* PROBLEM REQUIREMENTS:
Copy all the data exactly, except the pictures.

---------- PROVIDED DATA

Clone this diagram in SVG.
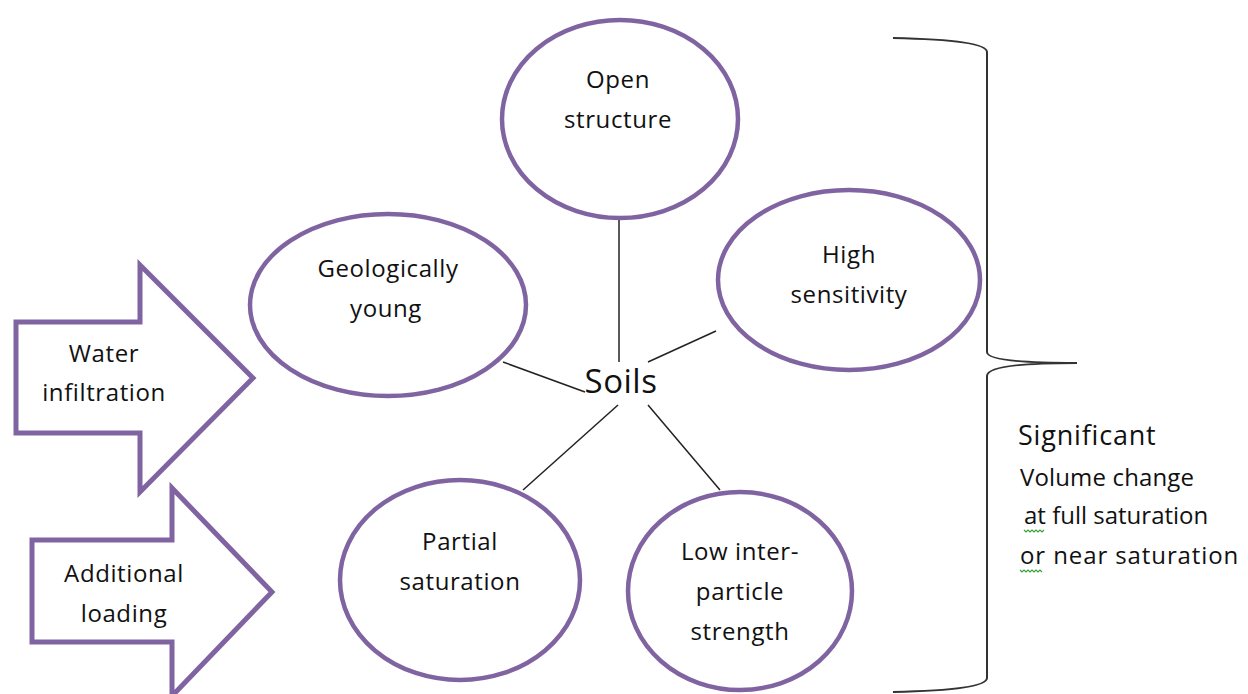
<svg xmlns="http://www.w3.org/2000/svg" width="1248" height="694" viewBox="0 0 1248 694">
<style>
.node{fill:#fff;stroke:#8064a2;stroke-width:4.5}
.arrow{fill:#fff;stroke:#8064a2;stroke-width:5;stroke-linejoin:miter}
.lbl{font-family:"Open Sans","Noto Sans",sans-serif;font-size:24px;letter-spacing:0.6px;fill:#111;text-anchor:middle}
.side{font-family:"Open Sans","Noto Sans",sans-serif;font-size:24px;letter-spacing:0.9px;fill:#111}
.conn{stroke:#222;stroke-width:1.5;fill:none}
.wavy{stroke:#3aa13a;stroke-width:1.2;fill:none}
</style>
<rect width="1248" height="694" fill="#fff"/>
<g id="connectors">
<line class="conn" x1="619" y1="218" x2="619" y2="362"/>
<line class="conn" x1="503" y1="362" x2="585" y2="392"/>
<line class="conn" x1="716" y1="331" x2="648" y2="362"/>
<line class="conn" x1="618" y1="405" x2="523" y2="490"/>
<line class="conn" x1="648" y1="405" x2="720" y2="490"/>
</g>
<g id="soils"><text x="621" y="393" style="font-family:'Open Sans','Noto Sans',sans-serif;font-size:33px;letter-spacing:0.5px;fill:#111;text-anchor:middle">Soils</text></g>
<g id="open-structure">
<ellipse class="node" cx="620" cy="119" rx="118" ry="99"/>
<text class="lbl" x="618" y="88">Open</text>
<text class="lbl" x="618" y="128">structure</text>
</g>
<g id="geologically-young">
<ellipse class="node" cx="388" cy="305" rx="138" ry="91"/>
<text class="lbl" x="388" y="277">Geologically</text>
<text class="lbl" x="386" y="317">young</text>
</g>
<g id="high-sensitivity">
<ellipse class="node" cx="849" cy="280" rx="131" ry="90"/>
<text class="lbl" x="849" y="263">High</text>
<text class="lbl" x="849" y="303">sensitivity</text>
</g>
<g id="partial-saturation">
<ellipse class="node" cx="460" cy="580" rx="120" ry="100"/>
<text class="lbl" x="460" y="550">Partial</text>
<text class="lbl" x="460" y="590">saturation</text>
</g>
<g id="low-strength">
<ellipse class="node" cx="740" cy="591" rx="112" ry="99"/>
<text class="lbl" x="740" y="560">Low inter-</text>
<text class="lbl" x="740" y="600">particle</text>
<text class="lbl" x="740" y="640">strength</text>
</g>
<g id="water-infiltration">
<path class="arrow" d="M16 322 H140 V265 L253 378 L140 492 V433 H16 Z"/>
<text class="lbl" x="104" y="362">Water</text>
<text class="lbl" x="104" y="401">infiltration</text>
</g>
<g id="additional-loading">
<path class="arrow" d="M32 540 H172 V488 L272 592 L172 696 V642 H32 Z"/>
<text class="lbl" x="124" y="582">Additional</text>
<text class="lbl" x="124" y="622">loading</text>
</g>
<g id="brace">
<path d="M893 38 Q987 40 987 52 V352 Q987 363 1077 363 Q987 363 987 376 V678 Q987 690 893 692" fill="none" stroke="#333" stroke-width="2"/>
</g>
<g id="significant">
<text x="1018" y="445" style="font-family:'Open Sans','Noto Sans',sans-serif;font-size:27px;letter-spacing:0.8px;fill:#111">Significant</text>
<text class="side" x="1020" y="486" style="letter-spacing:0.15px">Volume change</text>
<text class="side" x="1024" y="524" style="letter-spacing:0px">at full saturation</text>
<text class="side" x="1020" y="564">or near saturation</text>
<path class="wavy" d="M1024 530 l2 2 l2 -2 l2 2 l2 -2 l2 2 l2 -2 l2 2 l2 -2 l2 2 l2 -2"/>
<path class="wavy" d="M1020 570 l2 2 l2 -2 l2 2 l2 -2 l2 2 l2 -2 l2 2 l2 -2 l2 2 l2 -2 l2 2"/>
</g>
</svg>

--------------------

* THE COMPLETED TASK:
Clone this diagram in SVG.
<svg xmlns="http://www.w3.org/2000/svg" width="1248" height="694" viewBox="0 0 1248 694">
<style>
.node{fill:#fff;stroke:#8064a2;stroke-width:4.5}
.arrow{fill:#fff;stroke:#8064a2;stroke-width:5;stroke-linejoin:miter}
.lbl{font-family:"Open Sans","Noto Sans",sans-serif;font-size:24px;letter-spacing:0.6px;fill:#111;text-anchor:middle}
.side{font-family:"Open Sans","Noto Sans",sans-serif;font-size:24px;letter-spacing:0.9px;fill:#111}
.conn{stroke:#222;stroke-width:1.5;fill:none}
.wavy{stroke:#3aa13a;stroke-width:1.2;fill:none}
</style>
<rect width="1248" height="694" fill="#fff"/>
<g id="connectors">
<line class="conn" x1="619" y1="218" x2="619" y2="362"/>
<line class="conn" x1="503" y1="362" x2="585" y2="392"/>
<line class="conn" x1="716" y1="331" x2="648" y2="362"/>
<line class="conn" x1="618" y1="405" x2="523" y2="490"/>
<line class="conn" x1="648" y1="405" x2="720" y2="490"/>
</g>
<g id="soils"><text x="621" y="393" style="font-family:'Open Sans','Noto Sans',sans-serif;font-size:33px;letter-spacing:0.5px;fill:#111;text-anchor:middle">Soils</text></g>
<g id="open-structure">
<ellipse class="node" cx="620" cy="119" rx="118" ry="99"/>
<text class="lbl" x="618" y="88">Open</text>
<text class="lbl" x="618" y="128">structure</text>
</g>
<g id="geologically-young">
<ellipse class="node" cx="388" cy="305" rx="138" ry="91"/>
<text class="lbl" x="388" y="277">Geologically</text>
<text class="lbl" x="386" y="317">young</text>
</g>
<g id="high-sensitivity">
<ellipse class="node" cx="849" cy="280" rx="131" ry="90"/>
<text class="lbl" x="849" y="263">High</text>
<text class="lbl" x="849" y="303">sensitivity</text>
</g>
<g id="partial-saturation">
<ellipse class="node" cx="460" cy="580" rx="120" ry="100"/>
<text class="lbl" x="460" y="550">Partial</text>
<text class="lbl" x="460" y="590">saturation</text>
</g>
<g id="low-strength">
<ellipse class="node" cx="740" cy="591" rx="112" ry="99"/>
<text class="lbl" x="740" y="560">Low inter-</text>
<text class="lbl" x="740" y="600">particle</text>
<text class="lbl" x="740" y="640">strength</text>
</g>
<g id="water-infiltration">
<path class="arrow" d="M16 322 H140 V265 L253 378 L140 492 V433 H16 Z"/>
<text class="lbl" x="104" y="362">Water</text>
<text class="lbl" x="104" y="401">infiltration</text>
</g>
<g id="additional-loading">
<path class="arrow" d="M32 540 H172 V488 L272 592 L172 696 V642 H32 Z"/>
<text class="lbl" x="124" y="582">Additional</text>
<text class="lbl" x="124" y="622">loading</text>
</g>
<g id="brace">
<path d="M893 38 Q987 40 987 52 V352 Q987 363 1077 363 Q987 363 987 376 V678 Q987 690 893 692" fill="none" stroke="#333" stroke-width="2"/>
</g>
<g id="significant">
<text x="1018" y="445" style="font-family:'Open Sans','Noto Sans',sans-serif;font-size:27px;letter-spacing:0.8px;fill:#111">Significant</text>
<text class="side" x="1020" y="486" style="letter-spacing:0.15px">Volume change</text>
<text class="side" x="1024" y="524" style="letter-spacing:0px">at full saturation</text>
<text class="side" x="1020" y="564">or near saturation</text>
<path class="wavy" d="M1024 530 l2 2 l2 -2 l2 2 l2 -2 l2 2 l2 -2 l2 2 l2 -2 l2 2 l2 -2"/>
<path class="wavy" d="M1020 570 l2 2 l2 -2 l2 2 l2 -2 l2 2 l2 -2 l2 2 l2 -2 l2 2 l2 -2 l2 2"/>
</g>
</svg>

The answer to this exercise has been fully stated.